Text Analytics for Reconnaissance (TAR)

The semi-supervised GAN structure with knowledge distillation

As an intermediate pipeline for the TAR’s automated post-seismic recovery report through natural language processing, my GAN structure serves as a classifier for sentences.

Due to the non-differentiability of text, instead of letting the Generator output discrete data, I made it learn the continuous vector representation of sentences in the same embedding manifold as the discriminator, inspired by the concept of Knowledge Distillation by Hinton et al.’s “Distilling the Knowledge in a Neural Network”. As shown in the first illustration, the Generator’s output (smooth vector representations of words) is directly routed to the convolutional layers, bypassing the Discriminator’s embedding layer.
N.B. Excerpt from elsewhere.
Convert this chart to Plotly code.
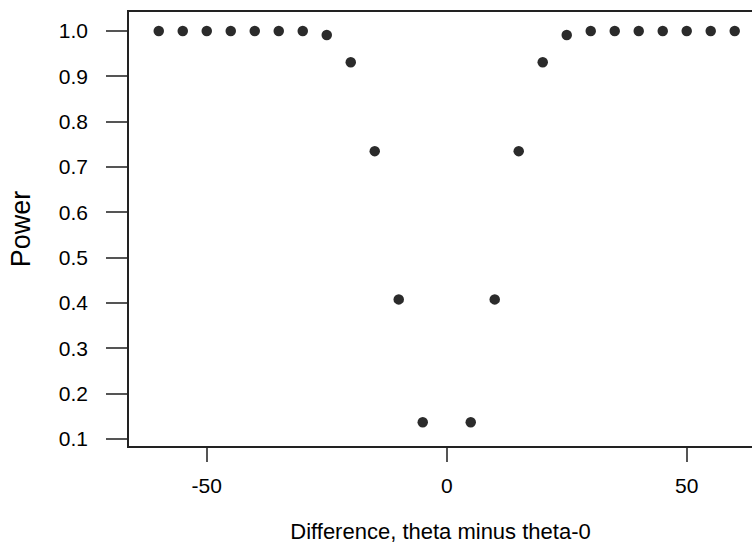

Abstract: Post-hazard reconnaissance for natural disasters (e.g., earthquakes) is important for understanding the performance of the built environment, speeding up the recovery, enhancing resilience and making informed decisions related to current and future hazards. Natural language processing (NLP) is used in this study for the purposes of increasing the accuracy and efficiency of natural hazard reconnaissance through automation. The study particularly focuses on (1) automated data (news and social media) collection hosted by the Pacific Earthquake Engineering Research (PEER) Center server, (2) automatic generation of reconnaissance reports, and (3) use of social media to extract post-hazard information such as the recovery time. Obtained results are encouraging for further development and wider usage of various NLP methods in natural hazard reconnaissance.